Direction: Write out the listing below exactly, and omit any images you find in it.

Data lines:
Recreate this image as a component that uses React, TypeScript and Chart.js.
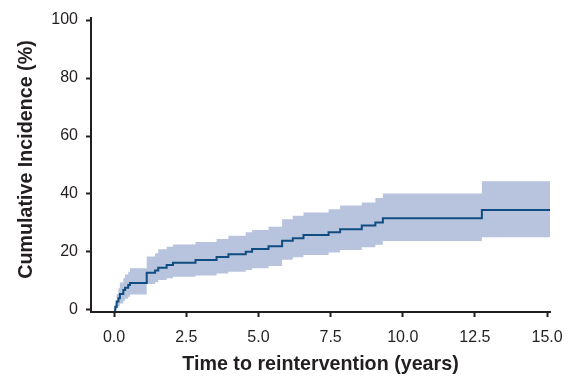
import React, { useEffect, useRef } from "react";
import { Chart, registerables } from "chart.js";

Chart.register(...registerables);

// Event times (years) and cumulative incidence (%) with 95% CI
const times = [0, 0.04, 0.09, 0.15, 0.2, 0.32, 0.38, 0.49, 0.55, 1.13, 1.42, 1.53, 1.82, 2.04, 2.82, 3.55, 3.96, 4.56, 4.78, 5.35, 5.82, 6.19, 6.56, 7.43, 7.83, 8.58, 9.05, 9.31, 12.74, 15.1];
const incidence = [0, 1.1, 2.9, 4.0, 5.5, 6.9, 7.7, 8.6, 9.3, 12.8, 13.6, 14.6, 15.5, 16.3, 17.2, 18.3, 19.2, 20.1, 21.0, 22.0, 23.9, 24.7, 25.9, 26.8, 27.8, 29.1, 30.2, 31.6, 34.5, 34.5];
const lowerCI = [0, 0.2, 0.8, 1.4, 2.2, 3.2, 3.9, 4.6, 5.3, 9.0, 9.6, 10.3, 10.9, 11.5, 11.9, 12.6, 13.2, 13.8, 14.4, 15.2, 17.3, 18.2, 19.0, 19.8, 20.7, 21.6, 22.5, 23.8, 25.1, 25.1];
const upperCI = [0, 2.5, 5.5, 7.5, 9.5, 11.0, 12.2, 13.2, 14.4, 18.4, 19.6, 20.9, 21.8, 22.6, 23.4, 24.5, 25.6, 26.8, 27.6, 28.7, 31.3, 32.5, 33.6, 34.7, 36.0, 37.1, 38.6, 40.2, 44.4, 44.4];

const xTicks = [0, 2.5, 5, 7.5, 10, 12.5, 15];
const yTicks = [0, 20, 40, 60, 80, 100];

const xTitle = "Time to reintervention (years)";
const yTitle = "Cumulative Incidence (%)";

const INK = "#231f20";
const LINE = "#0f4c81";
const BAND = "#b8c4dd";
const FONT = "'Liberation Sans', Arial, Helvetica, sans-serif";

// Step-function vertices: value holds until the next event time, then jumps.
function stepPoints(vals: number[]) {
  const out: { x: number; y: number }[] = [{ x: times[0], y: vals[0] }];
  for (let i = 1; i < times.length; i++) {
    out.push({ x: times[i], y: vals[i - 1] });
    out.push({ x: times[i], y: vals[i] });
  }
  return out;
}

export default function App() {
  const ref = useRef<HTMLCanvasElement | null>(null);

  useEffect(() => {
    if (!ref.current) return;
    const chart = new Chart(ref.current, {
      type: "line",
      data: {
        datasets: [
          {
            label: "Cumulative incidence",
            data: stepPoints(incidence),
            borderColor: LINE,
            borderWidth: 2,
            borderJoinStyle: "miter",
            pointRadius: 0,
            tension: 0,
            fill: false,
          },
          {
            label: "Upper CI",
            data: stepPoints(upperCI),
            borderWidth: 0,
            borderColor: "rgba(0,0,0,0)",
            backgroundColor: BAND,
            pointRadius: 0,
            tension: 0,
            fill: "+1",
          },
          {
            label: "Lower CI",
            data: stepPoints(lowerCI),
            borderWidth: 0,
            borderColor: "rgba(0,0,0,0)",
            pointRadius: 0,
            tension: 0,
            fill: false,
          },
        ],
      },
      options: {
        responsive: false,
        animation: false,
        layout: { padding: { top: 18, right: 27, left: 0, bottom: 0 } },
        plugins: {
          legend: { display: false },
          tooltip: { enabled: false },
        },
        scales: {
          x: {
            type: "linear",
            min: -0.8,
            max: 15.1,
            afterBuildTicks: (s: any) => {
              s.ticks = xTicks.map((v) => ({ value: v }));
            },
            afterFit: (s: any) => {
              s.height = 64;
            },
            grid: {
              display: true,
              drawOnChartArea: false,
              drawTicks: true,
              tickLength: 5,
              tickWidth: 2,
              color: INK,
            },
            border: { display: true, color: INK, width: 2 },
            ticks: {
              color: INK,
              padding: 11,
              maxRotation: 0,
              autoSkip: false,
              font: { family: FONT, size: 16 },
              callback: (v: any) => Number(v).toFixed(1),
            },
            title: {
              display: true,
              text: xTitle,
              color: INK,
              font: { family: FONT, size: 19.7, weight: "bold" },
              padding: { top: 0, bottom: 0 },
            },
          },
          y: {
            type: "linear",
            min: -0.7,
            max: 100.7,
            afterBuildTicks: (s: any) => {
              s.ticks = yTicks.map((v) => ({ value: v }));
            },
            afterFit: (s: any) => {
              s.width = 91;
            },
            grid: {
              display: true,
              drawOnChartArea: false,
              drawTicks: true,
              tickLength: 5,
              tickWidth: 2,
              color: INK,
            },
            border: { display: true, color: INK, width: 2 },
            ticks: {
              color: INK,
              padding: 8,
              autoSkip: false,
              font: { family: FONT, size: 16 },
              callback: (v: any) => String(v),
            },
            title: {
              display: true,
              text: "  " + yTitle,
              color: INK,
              font: { family: FONT, size: 19.7, weight: "bold" },
              padding: { top: 15, bottom: 0 },
            },
          },
        },
      },
    } as any);
    return () => chart.destroy();
  }, []);

  return (
    <div style={{ position: "absolute", left: 0, top: 0, width: 577, height: 376, background: "#fff" }}>
      <canvas ref={ref} width={577} height={376} style={{ display: "block" }} />
    </div>
  );
}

Finished task:
Recreate this image as a component that uses React, TypeScript and Chart.js.
import React, { useEffect, useRef } from "react";
import { Chart, registerables } from "chart.js";

Chart.register(...registerables);

// Event times (years) and cumulative incidence (%) with 95% CI
const times = [0, 0.04, 0.09, 0.15, 0.2, 0.32, 0.38, 0.49, 0.55, 1.13, 1.42, 1.53, 1.82, 2.04, 2.82, 3.55, 3.96, 4.56, 4.78, 5.35, 5.82, 6.19, 6.56, 7.43, 7.83, 8.58, 9.05, 9.31, 12.74, 15.1];
const incidence = [0, 1.1, 2.9, 4.0, 5.5, 6.9, 7.7, 8.6, 9.3, 12.8, 13.6, 14.6, 15.5, 16.3, 17.2, 18.3, 19.2, 20.1, 21.0, 22.0, 23.9, 24.7, 25.9, 26.8, 27.8, 29.1, 30.2, 31.6, 34.5, 34.5];
const lowerCI = [0, 0.2, 0.8, 1.4, 2.2, 3.2, 3.9, 4.6, 5.3, 9.0, 9.6, 10.3, 10.9, 11.5, 11.9, 12.6, 13.2, 13.8, 14.4, 15.2, 17.3, 18.2, 19.0, 19.8, 20.7, 21.6, 22.5, 23.8, 25.1, 25.1];
const upperCI = [0, 2.5, 5.5, 7.5, 9.5, 11.0, 12.2, 13.2, 14.4, 18.4, 19.6, 20.9, 21.8, 22.6, 23.4, 24.5, 25.6, 26.8, 27.6, 28.7, 31.3, 32.5, 33.6, 34.7, 36.0, 37.1, 38.6, 40.2, 44.4, 44.4];

const xTicks = [0, 2.5, 5, 7.5, 10, 12.5, 15];
const yTicks = [0, 20, 40, 60, 80, 100];

const xTitle = "Time to reintervention (years)";
const yTitle = "Cumulative Incidence (%)";

const INK = "#231f20";
const LINE = "#0f4c81";
const BAND = "#b8c4dd";
const FONT = "'Liberation Sans', Arial, Helvetica, sans-serif";

// Step-function vertices: value holds until the next event time, then jumps.
function stepPoints(vals: number[]) {
  const out: { x: number; y: number }[] = [{ x: times[0], y: vals[0] }];
  for (let i = 1; i < times.length; i++) {
    out.push({ x: times[i], y: vals[i - 1] });
    out.push({ x: times[i], y: vals[i] });
  }
  return out;
}

export default function App() {
  const ref = useRef<HTMLCanvasElement | null>(null);

  useEffect(() => {
    if (!ref.current) return;
    const chart = new Chart(ref.current, {
      type: "line",
      data: {
        datasets: [
          {
            label: "Cumulative incidence",
            data: stepPoints(incidence),
            borderColor: LINE,
            borderWidth: 2,
            borderJoinStyle: "miter",
            pointRadius: 0,
            tension: 0,
            fill: false,
          },
          {
            label: "Upper CI",
            data: stepPoints(upperCI),
            borderWidth: 0,
            borderColor: "rgba(0,0,0,0)",
            backgroundColor: BAND,
            pointRadius: 0,
            tension: 0,
            fill: "+1",
          },
          {
            label: "Lower CI",
            data: stepPoints(lowerCI),
            borderWidth: 0,
            borderColor: "rgba(0,0,0,0)",
            pointRadius: 0,
            tension: 0,
            fill: false,
          },
        ],
      },
      options: {
        responsive: false,
        animation: false,
        layout: { padding: { top: 18, right: 27, left: 0, bottom: 0 } },
        plugins: {
          legend: { display: false },
          tooltip: { enabled: false },
        },
        scales: {
          x: {
            type: "linear",
            min: -0.8,
            max: 15.1,
            afterBuildTicks: (s: any) => {
              s.ticks = xTicks.map((v) => ({ value: v }));
            },
            afterFit: (s: any) => {
              s.height = 64;
            },
            grid: {
              display: true,
              drawOnChartArea: false,
              drawTicks: true,
              tickLength: 5,
              tickWidth: 2,
              color: INK,
            },
            border: { display: true, color: INK, width: 2 },
            ticks: {
              color: INK,
              padding: 11,
              maxRotation: 0,
              autoSkip: false,
              font: { family: FONT, size: 16 },
              callback: (v: any) => Number(v).toFixed(1),
            },
            title: {
              display: true,
              text: xTitle,
              color: INK,
              font: { family: FONT, size: 19.7, weight: "bold" },
              padding: { top: 0, bottom: 0 },
            },
          },
          y: {
            type: "linear",
            min: -0.7,
            max: 100.7,
            afterBuildTicks: (s: any) => {
              s.ticks = yTicks.map((v) => ({ value: v }));
            },
            afterFit: (s: any) => {
              s.width = 91;
            },
            grid: {
              display: true,
              drawOnChartArea: false,
              drawTicks: true,
              tickLength: 5,
              tickWidth: 2,
              color: INK,
            },
            border: { display: true, color: INK, width: 2 },
            ticks: {
              color: INK,
              padding: 8,
              autoSkip: false,
              font: { family: FONT, size: 16 },
              callback: (v: any) => String(v),
            },
            title: {
              display: true,
              text: "  " + yTitle,
              color: INK,
              font: { family: FONT, size: 19.7, weight: "bold" },
              padding: { top: 15, bottom: 0 },
            },
          },
        },
      },
    } as any);
    return () => chart.destroy();
  }, []);

  return (
    <div style={{ position: "absolute", left: 0, top: 0, width: 577, height: 376, background: "#fff" }}>
      <canvas ref={ref} width={577} height={376} style={{ display: "block" }} />
    </div>
  );
}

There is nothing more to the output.